Repeat all the material exactly; pictures stay out of your copy.

[Given information]
* start *
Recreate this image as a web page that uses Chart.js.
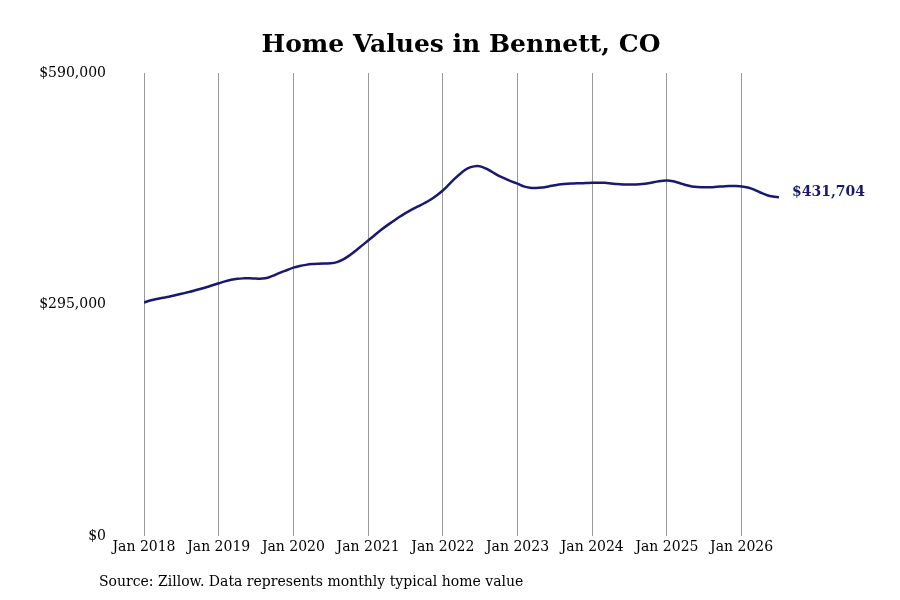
<!DOCTYPE html>
<html>
<head>
<meta charset="utf-8">
<script src="https://cdn.jsdelivr.net/npm/chart.js@4"></script>
<style>
  html, body { margin: 0; padding: 0; background: #fff; }
  #wrap { width: 900px; height: 600px; }
</style>
</head>
<body>
<div id="wrap"><canvas id="homeValuesChart"></canvas></div>
<script>
// monthly typical home value, Jan 2018 .. Jul 2026
const startYear = 2018;
const values2018 = [297500, 300000, 302000, 303500, 305000, 306800, 308600, 310500, 312500, 314700, 317000, 319500];
const values2019 = [322000, 324500, 326500, 327800, 328300, 328300, 328000, 328000, 329500, 332500, 336000, 339000];
const values2020 = [342000, 344000, 345500, 346500, 347000, 347300, 347500, 349000, 352500, 357500, 363500, 370000];
const values2021 = [376500, 383000, 389500, 395500, 401000, 406500, 411500, 416000, 420000, 424000, 428500, 434000];
const values2022 = [440300, 448000, 456000, 463000, 468500, 471000, 471000, 468000, 463500, 459000, 455500, 452000];
const values2023 = [449000, 445500, 443800, 443500, 444200, 445500, 447000, 448300, 449000, 449300, 449500, 449800];
const values2024 = [450100, 450200, 450000, 449300, 448500, 448000, 447900, 448000, 448500, 449500, 451000, 452500];
const values2025 = [453000, 452000, 449800, 447300, 445500, 444700, 444400, 444500, 445000, 445500, 446000, 446000];
const values2026 = [445500, 444000, 441300, 437700, 434500, 432500, 431704];
const yTicks = [0, 295000, 590000];

const homeValues = [].concat(values2018, values2019, values2020, values2021, values2022,
    values2023, values2024, values2025, values2026);
const points = homeValues.map((v, i) => ({ x: i, y: v }));

const lineColor = '#191970';
const serif = "'DejaVu Serif', serif";

function money(v) {
    return '$' + Math.round(v).toLocaleString('en-US');
}

const extraText = {
    id: 'extraText',
    afterDraw(chart) {
        const ctx = chart.ctx;
        const meta = chart.getDatasetMeta(0);
        const last = meta.data[meta.data.length - 1];
        ctx.save();
        ctx.fillStyle = lineColor;
        ctx.font = 'bold 14px ' + serif;
        ctx.textAlign = 'left';
        ctx.textBaseline = 'middle';
        ctx.fillText(money(homeValues[homeValues.length - 1]), last.x + 13, last.y - 5);

        ctx.fillStyle = '#000';
        ctx.font = '14px ' + serif;
        ctx.textBaseline = 'middle';
        ctx.fillText('Source: Zillow. Data represents monthly typical home value', 99, 582);
        ctx.restore();
    }
};

new Chart(document.getElementById('homeValuesChart'), {
    type: 'line',
    data: {
        datasets: [{
            label: 'Home value',
            data: points,
            borderColor: lineColor,
            borderWidth: 2.5,
            pointRadius: 0,
            tension: 0.4,
            fill: false
        }]
    },
    options: {
        responsive: true,
        maintainAspectRatio: false,
        animation: false,
        layout: {
            padding: { left: 22, right: 0, top: 0, bottom: 0 }
        },
        scales: {
            x: {
                type: 'linear',
                min: 0,
                max: homeValues.length - 1,
                afterBuildTicks(scale) {
                    const ticks = [];
                    for (let m = 0; m < homeValues.length; m += 12) ticks.push({ value: m });
                    scale.ticks = ticks;
                },
                afterFit(scale) { scale.height = 64; },
                grid: { display: true, color: '#999', lineWidth: 1, drawTicks: false },
                border: { display: false },
                ticks: {
                    padding: 3,
                    color: '#000',
                    font: { family: serif, size: 14 },
                    maxRotation: 0,
                    callback: v => 'Jan ' + (startYear + v / 12)
                }
            },
            y: {
                min: yTicks[0],
                max: yTicks[yTicks.length - 1],
                afterBuildTicks(scale) {
                    scale.ticks = yTicks.map(v => ({ value: v }));
                },
                afterFit(scale) { scale.width = 122; },
                grid: { display: false, drawTicks: false },
                border: { display: false },
                ticks: {
                    padding: 38,
                    color: '#000',
                    font: { family: serif, size: 14 },
                    callback: v => money(v)
                }
            },
            yRight: {
                position: 'right',
                display: true,
                afterFit(scale) { scale.width = 121; },
                grid: { display: false, drawTicks: false },
                border: { display: false },
                ticks: { display: false }
            }
        },
        plugins: {
            legend: { display: false },
            tooltip: { enabled: false },
            title: {
                display: true,
                text: 'Home Values in Bennett, CO',
                color: '#000',
                font: { family: serif, size: 25, weight: 'bold' },
                padding: { top: 30, bottom: 13 }
            }
        }
    },
    plugins: [extraText]
});
</script>
</body>
</html>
* end *
[Correct result]
Recreate this image as a web page that uses Chart.js.
<!DOCTYPE html>
<html>
<head>
<meta charset="utf-8">
<script src="https://cdn.jsdelivr.net/npm/chart.js@4"></script>
<style>
  html, body { margin: 0; padding: 0; background: #fff; }
  #wrap { width: 900px; height: 600px; }
</style>
</head>
<body>
<div id="wrap"><canvas id="homeValuesChart"></canvas></div>
<script>
// monthly typical home value, Jan 2018 .. Jul 2026
const startYear = 2018;
const values2018 = [297500, 300000, 302000, 303500, 305000, 306800, 308600, 310500, 312500, 314700, 317000, 319500];
const values2019 = [322000, 324500, 326500, 327800, 328300, 328300, 328000, 328000, 329500, 332500, 336000, 339000];
const values2020 = [342000, 344000, 345500, 346500, 347000, 347300, 347500, 349000, 352500, 357500, 363500, 370000];
const values2021 = [376500, 383000, 389500, 395500, 401000, 406500, 411500, 416000, 420000, 424000, 428500, 434000];
const values2022 = [440300, 448000, 456000, 463000, 468500, 471000, 471000, 468000, 463500, 459000, 455500, 452000];
const values2023 = [449000, 445500, 443800, 443500, 444200, 445500, 447000, 448300, 449000, 449300, 449500, 449800];
const values2024 = [450100, 450200, 450000, 449300, 448500, 448000, 447900, 448000, 448500, 449500, 451000, 452500];
const values2025 = [453000, 452000, 449800, 447300, 445500, 444700, 444400, 444500, 445000, 445500, 446000, 446000];
const values2026 = [445500, 444000, 441300, 437700, 434500, 432500, 431704];
const yTicks = [0, 295000, 590000];

const homeValues = [].concat(values2018, values2019, values2020, values2021, values2022,
    values2023, values2024, values2025, values2026);
const points = homeValues.map((v, i) => ({ x: i, y: v }));

const lineColor = '#191970';
const serif = "'DejaVu Serif', serif";

function money(v) {
    return '$' + Math.round(v).toLocaleString('en-US');
}

const extraText = {
    id: 'extraText',
    afterDraw(chart) {
        const ctx = chart.ctx;
        const meta = chart.getDatasetMeta(0);
        const last = meta.data[meta.data.length - 1];
        ctx.save();
        ctx.fillStyle = lineColor;
        ctx.font = 'bold 14px ' + serif;
        ctx.textAlign = 'left';
        ctx.textBaseline = 'middle';
        ctx.fillText(money(homeValues[homeValues.length - 1]), last.x + 13, last.y - 5);

        ctx.fillStyle = '#000';
        ctx.font = '14px ' + serif;
        ctx.textBaseline = 'middle';
        ctx.fillText('Source: Zillow. Data represents monthly typical home value', 99, 582);
        ctx.restore();
    }
};

new Chart(document.getElementById('homeValuesChart'), {
    type: 'line',
    data: {
        datasets: [{
            label: 'Home value',
            data: points,
            borderColor: lineColor,
            borderWidth: 2.5,
            pointRadius: 0,
            tension: 0.4,
            fill: false
        }]
    },
    options: {
        responsive: true,
        maintainAspectRatio: false,
        animation: false,
        layout: {
            padding: { left: 22, right: 0, top: 0, bottom: 0 }
        },
        scales: {
            x: {
                type: 'linear',
                min: 0,
                max: homeValues.length - 1,
                afterBuildTicks(scale) {
                    const ticks = [];
                    for (let m = 0; m < homeValues.length; m += 12) ticks.push({ value: m });
                    scale.ticks = ticks;
                },
                afterFit(scale) { scale.height = 64; },
                grid: { display: true, color: '#999', lineWidth: 1, drawTicks: false },
                border: { display: false },
                ticks: {
                    padding: 3,
                    color: '#000',
                    font: { family: serif, size: 14 },
                    maxRotation: 0,
                    callback: v => 'Jan ' + (startYear + v / 12)
                }
            },
            y: {
                min: yTicks[0],
                max: yTicks[yTicks.length - 1],
                afterBuildTicks(scale) {
                    scale.ticks = yTicks.map(v => ({ value: v }));
                },
                afterFit(scale) { scale.width = 122; },
                grid: { display: false, drawTicks: false },
                border: { display: false },
                ticks: {
                    padding: 38,
                    color: '#000',
                    font: { family: serif, size: 14 },
                    callback: v => money(v)
                }
            },
            yRight: {
                position: 'right',
                display: true,
                afterFit(scale) { scale.width = 121; },
                grid: { display: false, drawTicks: false },
                border: { display: false },
                ticks: { display: false }
            }
        },
        plugins: {
            legend: { display: false },
            tooltip: { enabled: false },
            title: {
                display: true,
                text: 'Home Values in Bennett, CO',
                color: '#000',
                font: { family: serif, size: 25, weight: 'bold' },
                padding: { top: 30, bottom: 13 }
            }
        }
    },
    plugins: [extraText]
});
</script>
</body>
</html>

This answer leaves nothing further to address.